Last Thursday, a 22-year-old University of Maine student taped a “Maine Still Won’t Discriminate” brochure onto his door to remind other people in Estabrooke Hall to vote on the gay rights referendum Feb. 10.
In the middle of the night, he woke up because another student had come into his unlocked room and demanded to know whether he was a “fag” and if he had oral sex with men, according to an assistant state attorney general.
Then Kirk Daigle allegedly said, “Let me tell you something. … I’m from Bangor and three of my best friends threw a fag off the bridge and now I come home and find this on your door.”
Maine Attorney General Andrew Ketterer filed a civil lawsuit Thursday against Daigle, the 26-year-old student from Bangor, to get a restraining order. Ketterer said, “Law enforcement will not tolerate attempts to threaten and intimidate people over the upcoming referendum on retaining anti-discrimination protection for gays and lesbians.”
It’s the third time in three months that an incident at UM has been brought to court under the Maine Civil Rights Act. In late October, a UM freshman sent violent anti-gay messages over the campus computer network to another student and to various groups. In December, a black student was threatened by three white students.
Last year there were 24 civil rights enforcement cases filed in Maine.
Neither the student who was threatened last week nor Daigle returned phone calls seeking comment Thursday.
Several gay students at UM said the incident, coming a few months after another anti-gay incident, has people scared.
“The only reason [Daigle] went into that room is because of the Maine Won’t Discriminate posting on the door,” said Kathleen Worcester, a sophomore who is co-chair of the Wilde Stein Alliance for Sexual Diversity. There are posters for the referendum all over campus, she said, so other people could be in danger.
“That is really creepy. … If you’re open about your support of gay rights, there is a degree of threat out there. … That’s why people stay in the closet, don’t dare come out of the closet, at work, with family, at school.”
Stephen Wessler, the assistant attorney general, said that often the victims of anti-gay harassment do not report anything to the police because they do not want people to know or think that they are homosexual.
A student who is not open about being gay said, “That [incident is] a perfect example of why I’m not telling you my name. Because someone could kick down my door tonight and start screaming at me and talking about Charlie Howard.”

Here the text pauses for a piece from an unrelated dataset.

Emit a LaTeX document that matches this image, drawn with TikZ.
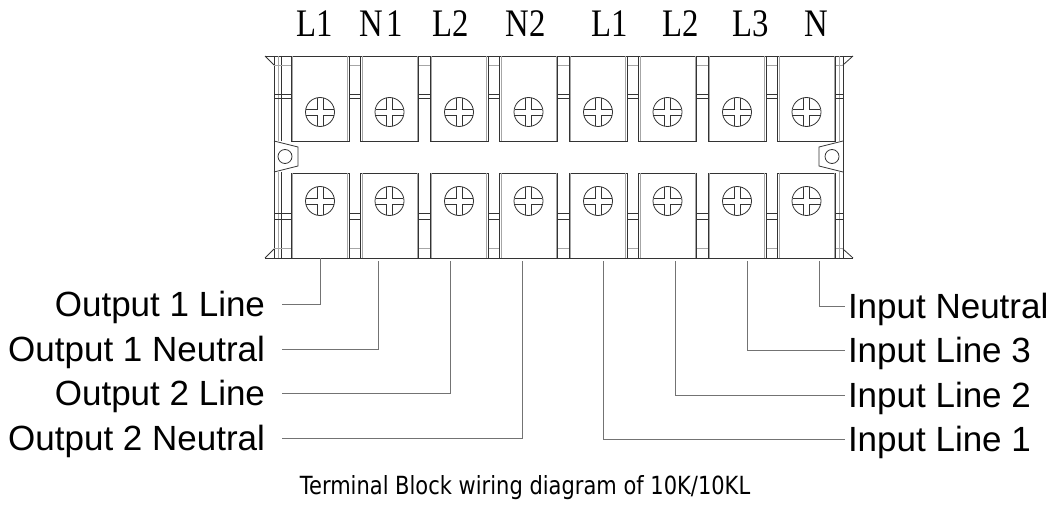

Howard died in 1984 when three teen-agers threw him off of a bridge in Bangor after beating him because he was gay.
“What shocks me most is that [Daigle] directly tied this into the murder of Charlie Howard. That is very scary,” said Worcester.
The Attorney General’s Office brought eight civil rights cases to court last year in which gays or lesbians were targeted. Summaries of the cases are filled with swears and punches and slashed tires. Some opponents of the gay rights law say they believe the figures are inflated. Wessler said three-quarters of the cases come directly from police.
He said UM may have more cases simply because the university’s Department of Public Safety has been responsive to that type of incident. “We take these situations very seriously and have made it clear to students and staff that, should they feel discriminated against or threatened, we will intercede quickly,” said UM President Peter Hoff.
The school has a “zero-tolerance” policy against threats and violence.
The matter has also been referred to the Penobscot County District Attorney’s Office for possible criminal prosecution. And the university’s judicial affairs office will consider possible violations of its student conduct code.
“This particular allegation of bias is a good reason why, in my opinion, the governor and Legislature acted responsibly last year when they supported passage of anti-discrimination legislation,” Hoff said.
The law to prevent discrimination based on sexual orientation in housing, employment, accommodations and credit was passed last spring but frozen by a people’s veto effort which forced a special election to be scheduled Feb. 10.
Lawrence Lockman, an opponent of gay rights legislation, said Wessler has tried to make it seem as though there are many more bias incidents than there actually are.
As for this specific incident, he said: “That’s deplorable conduct. Anyone who threatens someone’s life should be punished. We already have laws against all of that stuff” to protect gay people from criminal acts. Any other protection is simply giving homosexuals special rights, he said.
Worcester said she had always felt much safer at UM; growing up in Washington County, she said, “there are still physical threats to your life [if you’re openly gay] in those areas. The only people from my home I’m out to are my mother, and like three other friends that I grew up with that are also queer.” On campus, she does not tell her professors or strangers but doesn’t actively try to hide how she feels, she said.
Some gay students have been working with faculty and other university staff to set up “safe zones” for students who are not heterosexual. Worcester said, “I think a lot more people are going to be locking their doors. I think people feel that in a dorm it’s safe” because nonstudents can’t get in the door at night.
Wessler said the student who was threatened did not lock his door, “but he’s locking it now.”